• REQUIRED TASK: Keep the pictures out of the copy and print all the entries below exactly.
···
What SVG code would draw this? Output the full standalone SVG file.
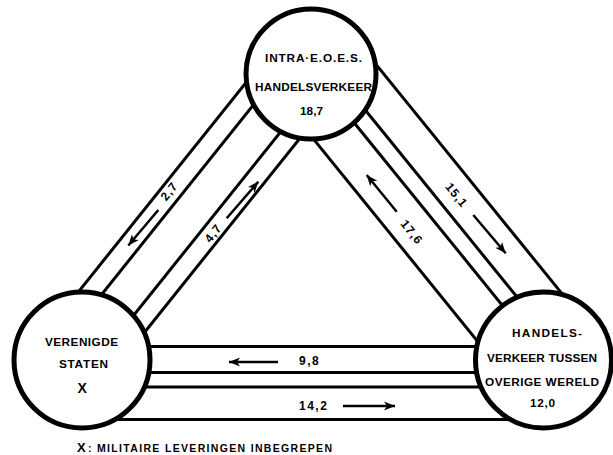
<svg xmlns="http://www.w3.org/2000/svg" width="613" height="455" viewBox="0 0 613 455">
<style>
.band{stroke:#000;stroke-width:3;fill:none}
.arr{stroke:#000;stroke-width:2.5;fill:none;marker-end:url(#ah)}
.node{fill:#fff;stroke:#000;stroke-width:5}
text{font-family:"Liberation Sans",Arial,sans-serif;font-weight:bold;fill:#000}
.nt{font-size:11.8px}
.lb{font-size:12px;letter-spacing:1px;text-anchor:middle}
.num{font-size:12px;letter-spacing:1.5px}
.fn{font-size:10.5px}
</style>
<defs>
<marker id="ah" markerUnits="userSpaceOnUse" markerWidth="13" markerHeight="10" refX="11" refY="5" orient="auto">
<path d="M0,0.5 L11,5 L0,9.5 L3,5 z" fill="#000"/>
</marker>
</defs>
<rect width="613" height="455" fill="#fff"/>
<g id="connectors">
<line class="band" x1="275.6" y1="45.6" x2="46.6" y2="331.6"/>
<line class="band" x1="291" y1="58" x2="62" y2="344"/>
<line class="band" x1="320.7" y1="81.75" x2="91.7" y2="367.75"/>
<line class="band" x1="335.6" y1="93.7" x2="106.6" y2="379.7"/>
<line class="band" x1="354.9" y1="38.4" x2="586.9" y2="324.4"/>
<line class="band" x1="326.1" y1="61.7" x2="558.1" y2="347.7"/>
<line class="band" x1="313.2" y1="72.2" x2="545.2" y2="358.2"/>
<line class="band" x1="280.7" y1="98.6" x2="512.7" y2="384.6"/>
<line class="band" x1="82" y1="346.5" x2="543" y2="346.5"/>
<line class="band" x1="82" y1="372.5" x2="543" y2="372.5"/>
<line class="band" x1="82" y1="387" x2="543" y2="387"/>
<line class="band" x1="82" y1="419.5" x2="543" y2="419.5"/>
<line class="arr" x1="158.3" y1="210" x2="128.3" y2="245.5"/>
<line class="arr" x1="226.7" y1="218.3" x2="258.3" y2="181.7"/>
<line class="arr" x1="473.3" y1="215" x2="505.7" y2="253.3"/>
<line class="arr" x1="396.7" y1="211.7" x2="366.7" y2="175"/>
<line class="arr" x1="278" y1="362" x2="229" y2="362"/>
<line class="arr" x1="343" y1="406" x2="395" y2="406"/>
<text class="lb" transform="translate(169,191) rotate(-51.3)" dy="0.36em">2,7</text>
<text class="lb" transform="translate(213,233) rotate(-51.3)" dy="0.36em">4,7</text>
<text class="lb" transform="translate(456.7,195) rotate(50.9)" dy="0.36em">15,1</text>
<text class="lb" transform="translate(412,232) rotate(50.9)" dy="0.36em">17,6</text>
<text class="num" x="299" y="364.5">9,8</text>
<text class="num" x="299" y="409.5">14,2</text>
</g>
<g id="node-intra">
<circle class="node" cx="311" cy="74" r="65"/>
<text class="nt" x="265" y="62" textLength="97">INTRA·E.O.E.S.</text>
<text class="nt" x="255" y="91" textLength="117">HANDELSVERKEER</text>
<text class="nt" x="300" y="115" textLength="23">18,7</text>
</g>
<g id="node-vs">
<circle class="node" cx="82" cy="360" r="68"/>
<text class="nt" x="45" y="346" textLength="73">VERENIGDE</text>
<text class="nt" x="59" y="368" textLength="49">STATEN</text>
<text x="77.5" y="393" style="font-size:14px">X</text>
</g>
<g id="node-overig">
<circle class="node" cx="543.5" cy="360" r="68"/>
<text class="nt" x="512" y="337" textLength="70">HANDELS-</text>
<text class="nt" x="487" y="362" textLength="110">VERKEER TUSSEN</text>
<text class="nt" x="485" y="386" textLength="114">OVERIGE WERELD</text>
<text class="nt" x="530" y="407" textLength="25">12,0</text>
</g>
<g id="footnote">
<text x="77" y="452" style="font-size:13px">X</text>
<text class="fn" x="88" y="452" textLength="244">: MILITAIRE LEVERINGEN INBEGREPEN</text>
</g>
</svg>
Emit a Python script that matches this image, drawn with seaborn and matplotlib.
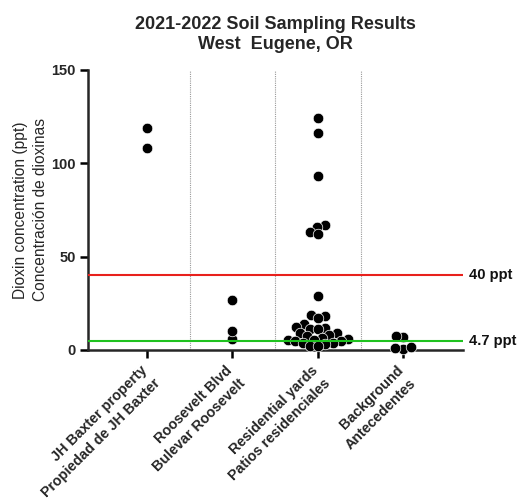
···
• FINISHED EXERCISE:
What SVG code would draw this? Output the full standalone SVG file.
<svg xmlns="http://www.w3.org/2000/svg" width="613" height="455" viewBox="0 0 613 455">
<style>
.band{stroke:#000;stroke-width:3;fill:none}
.arr{stroke:#000;stroke-width:2.5;fill:none;marker-end:url(#ah)}
.node{fill:#fff;stroke:#000;stroke-width:5}
text{font-family:"Liberation Sans",Arial,sans-serif;font-weight:bold;fill:#000}
.nt{font-size:11.8px}
.lb{font-size:12px;letter-spacing:1px;text-anchor:middle}
.num{font-size:12px;letter-spacing:1.5px}
.fn{font-size:10.5px}
</style>
<defs>
<marker id="ah" markerUnits="userSpaceOnUse" markerWidth="13" markerHeight="10" refX="11" refY="5" orient="auto">
<path d="M0,0.5 L11,5 L0,9.5 L3,5 z" fill="#000"/>
</marker>
</defs>
<rect width="613" height="455" fill="#fff"/>
<g id="connectors">
<line class="band" x1="275.6" y1="45.6" x2="46.6" y2="331.6"/>
<line class="band" x1="291" y1="58" x2="62" y2="344"/>
<line class="band" x1="320.7" y1="81.75" x2="91.7" y2="367.75"/>
<line class="band" x1="335.6" y1="93.7" x2="106.6" y2="379.7"/>
<line class="band" x1="354.9" y1="38.4" x2="586.9" y2="324.4"/>
<line class="band" x1="326.1" y1="61.7" x2="558.1" y2="347.7"/>
<line class="band" x1="313.2" y1="72.2" x2="545.2" y2="358.2"/>
<line class="band" x1="280.7" y1="98.6" x2="512.7" y2="384.6"/>
<line class="band" x1="82" y1="346.5" x2="543" y2="346.5"/>
<line class="band" x1="82" y1="372.5" x2="543" y2="372.5"/>
<line class="band" x1="82" y1="387" x2="543" y2="387"/>
<line class="band" x1="82" y1="419.5" x2="543" y2="419.5"/>
<line class="arr" x1="158.3" y1="210" x2="128.3" y2="245.5"/>
<line class="arr" x1="226.7" y1="218.3" x2="258.3" y2="181.7"/>
<line class="arr" x1="473.3" y1="215" x2="505.7" y2="253.3"/>
<line class="arr" x1="396.7" y1="211.7" x2="366.7" y2="175"/>
<line class="arr" x1="278" y1="362" x2="229" y2="362"/>
<line class="arr" x1="343" y1="406" x2="395" y2="406"/>
<text class="lb" transform="translate(169,191) rotate(-51.3)" dy="0.36em">2,7</text>
<text class="lb" transform="translate(213,233) rotate(-51.3)" dy="0.36em">4,7</text>
<text class="lb" transform="translate(456.7,195) rotate(50.9)" dy="0.36em">15,1</text>
<text class="lb" transform="translate(412,232) rotate(50.9)" dy="0.36em">17,6</text>
<text class="num" x="299" y="364.5">9,8</text>
<text class="num" x="299" y="409.5">14,2</text>
</g>
<g id="node-intra">
<circle class="node" cx="311" cy="74" r="65"/>
<text class="nt" x="265" y="62" textLength="97">INTRA·E.O.E.S.</text>
<text class="nt" x="255" y="91" textLength="117">HANDELSVERKEER</text>
<text class="nt" x="300" y="115" textLength="23">18,7</text>
</g>
<g id="node-vs">
<circle class="node" cx="82" cy="360" r="68"/>
<text class="nt" x="45" y="346" textLength="73">VERENIGDE</text>
<text class="nt" x="59" y="368" textLength="49">STATEN</text>
<text x="77.5" y="393" style="font-size:14px">X</text>
</g>
<g id="node-overig">
<circle class="node" cx="543.5" cy="360" r="68"/>
<text class="nt" x="512" y="337" textLength="70">HANDELS-</text>
<text class="nt" x="487" y="362" textLength="110">VERKEER TUSSEN</text>
<text class="nt" x="485" y="386" textLength="114">OVERIGE WERELD</text>
<text class="nt" x="530" y="407" textLength="25">12,0</text>
</g>
<g id="footnote">
<text x="77" y="452" style="font-size:13px">X</text>
<text class="fn" x="88" y="452" textLength="244">: MILITAIRE LEVERINGEN INBEGREPEN</text>
</g>
</svg>
Emit a Python script that matches this image, drawn with seaborn and matplotlib.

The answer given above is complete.